Material:
---+---

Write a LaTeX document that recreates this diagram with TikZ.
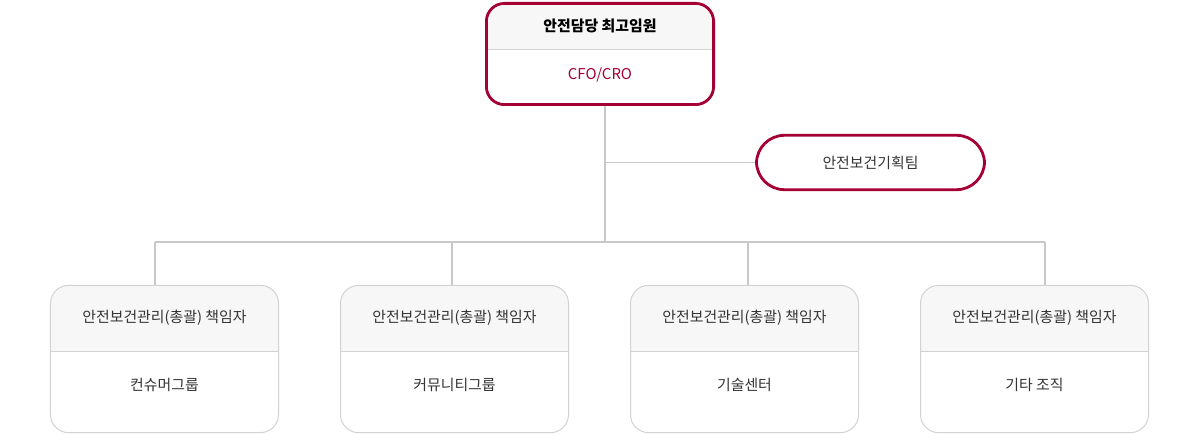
\documentclass[tikz,border=0pt]{standalone}
\usepackage{fontspec}
\setmainfont{Noto Sans CJK KR}
\definecolor{lgred}{HTML}{A50034}
\definecolor{headgray}{HTML}{F7F7F7}
\definecolor{linegray}{HTML}{C8C8C8}
\definecolor{boxgray}{HTML}{D2D2D2}
\definecolor{txtgray}{HTML}{333333}

\begin{document}
\begin{tikzpicture}[x=0.25mm, y=-0.25mm,
    every node/.style={font=\fontsize{10.6}{12}\selectfont, text=txtgray},
    topbox/.style={draw=lgred, line width=0.7mm, rounded corners=4.5mm,
      minimum width=56.8mm, minimum height=25.3mm,
      path picture={\fill[headgray, sharp corners] (path picture bounding box.north west) rectangle ([yshift=1mm]path picture bounding box.east);
        \draw[boxgray, line width=0.25mm] ([yshift=1mm]path picture bounding box.west) -- ([yshift=1mm]path picture bounding box.east);}},
    teambox/.style={draw=lgred, line width=0.7mm, rounded corners=7mm,
      minimum width=57mm, minimum height=13.6mm},
    unitbox/.style={draw=boxgray, line width=0.25mm, rounded corners=4.5mm,
      minimum width=57mm, minimum height=36.8mm,
      path picture={\fill[headgray, sharp corners] (path picture bounding box.north west) rectangle ([yshift=1.75mm]path picture bounding box.east);
        \draw[boxgray, line width=0.25mm] ([yshift=1.75mm]path picture bounding box.west) -- ([yshift=1.75mm]path picture bounding box.east);}},
    link/.style={draw=linegray, line width=0.3mm}]
  \useasboundingbox (0,0) rectangle (1200,434);

  \node[topbox] (cso) at (600,54) {};
  \node[font=\fontsize{10.6}{12}\selectfont\bfseries, text=black] (csohead) at (600,26) {안전담당 최고임원};
  \node[text=lgred] (csobody) at (600,75) {CFO/CRO};

  \node[teambox] (plan) at (870.5,162.5) {안전보건기획팀};

  \coordinate (trunk) at (605,242);
  \draw[link] (cso.south -| trunk) -- (trunk);
  \draw[link] (plan.west -| trunk) -- (plan.west);

  \foreach \i/\bx/\dx/\unit in {1/164.5/155/컨슈머그룹, 2/454.5/452/커뮤니티그룹,
      3/744.5/748/기술센터, 4/1034.5/1045/기타 조직}{
    \node[unitbox] (b\i) at (\bx,359) {};
    \node (h\i) at (\bx,318) {안전보건관리(총괄) 책임자};
    \node (u\i) at (\bx,385) {\unit};
    \coordinate (d\i) at (\dx,242);
    \draw[link] (d\i) -- (d\i |- b\i.north);
  }
  \draw[link] (d1) -- (d4);
\end{tikzpicture}
\end{document}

---+---

Task brief: Output the lines above in full and exactly as given, omitting any pictures.

Exercise response:
Write a LaTeX document that recreates this diagram with TikZ.
\documentclass[tikz,border=0pt]{standalone}
\usepackage{fontspec}
\setmainfont{Noto Sans CJK KR}
\definecolor{lgred}{HTML}{A50034}
\definecolor{headgray}{HTML}{F7F7F7}
\definecolor{linegray}{HTML}{C8C8C8}
\definecolor{boxgray}{HTML}{D2D2D2}
\definecolor{txtgray}{HTML}{333333}

\begin{document}
\begin{tikzpicture}[x=0.25mm, y=-0.25mm,
    every node/.style={font=\fontsize{10.6}{12}\selectfont, text=txtgray},
    topbox/.style={draw=lgred, line width=0.7mm, rounded corners=4.5mm,
      minimum width=56.8mm, minimum height=25.3mm,
      path picture={\fill[headgray, sharp corners] (path picture bounding box.north west) rectangle ([yshift=1mm]path picture bounding box.east);
        \draw[boxgray, line width=0.25mm] ([yshift=1mm]path picture bounding box.west) -- ([yshift=1mm]path picture bounding box.east);}},
    teambox/.style={draw=lgred, line width=0.7mm, rounded corners=7mm,
      minimum width=57mm, minimum height=13.6mm},
    unitbox/.style={draw=boxgray, line width=0.25mm, rounded corners=4.5mm,
      minimum width=57mm, minimum height=36.8mm,
      path picture={\fill[headgray, sharp corners] (path picture bounding box.north west) rectangle ([yshift=1.75mm]path picture bounding box.east);
        \draw[boxgray, line width=0.25mm] ([yshift=1.75mm]path picture bounding box.west) -- ([yshift=1.75mm]path picture bounding box.east);}},
    link/.style={draw=linegray, line width=0.3mm}]
  \useasboundingbox (0,0) rectangle (1200,434);

  \node[topbox] (cso) at (600,54) {};
  \node[font=\fontsize{10.6}{12}\selectfont\bfseries, text=black] (csohead) at (600,26) {안전담당 최고임원};
  \node[text=lgred] (csobody) at (600,75) {CFO/CRO};

  \node[teambox] (plan) at (870.5,162.5) {안전보건기획팀};

  \coordinate (trunk) at (605,242);
  \draw[link] (cso.south -| trunk) -- (trunk);
  \draw[link] (plan.west -| trunk) -- (plan.west);

  \foreach \i/\bx/\dx/\unit in {1/164.5/155/컨슈머그룹, 2/454.5/452/커뮤니티그룹,
      3/744.5/748/기술센터, 4/1034.5/1045/기타 조직}{
    \node[unitbox] (b\i) at (\bx,359) {};
    \node (h\i) at (\bx,318) {안전보건관리(총괄) 책임자};
    \node (u\i) at (\bx,385) {\unit};
    \coordinate (d\i) at (\dx,242);
    \draw[link] (d\i) -- (d\i |- b\i.north);
  }
  \draw[link] (d1) -- (d4);
\end{tikzpicture}
\end{document}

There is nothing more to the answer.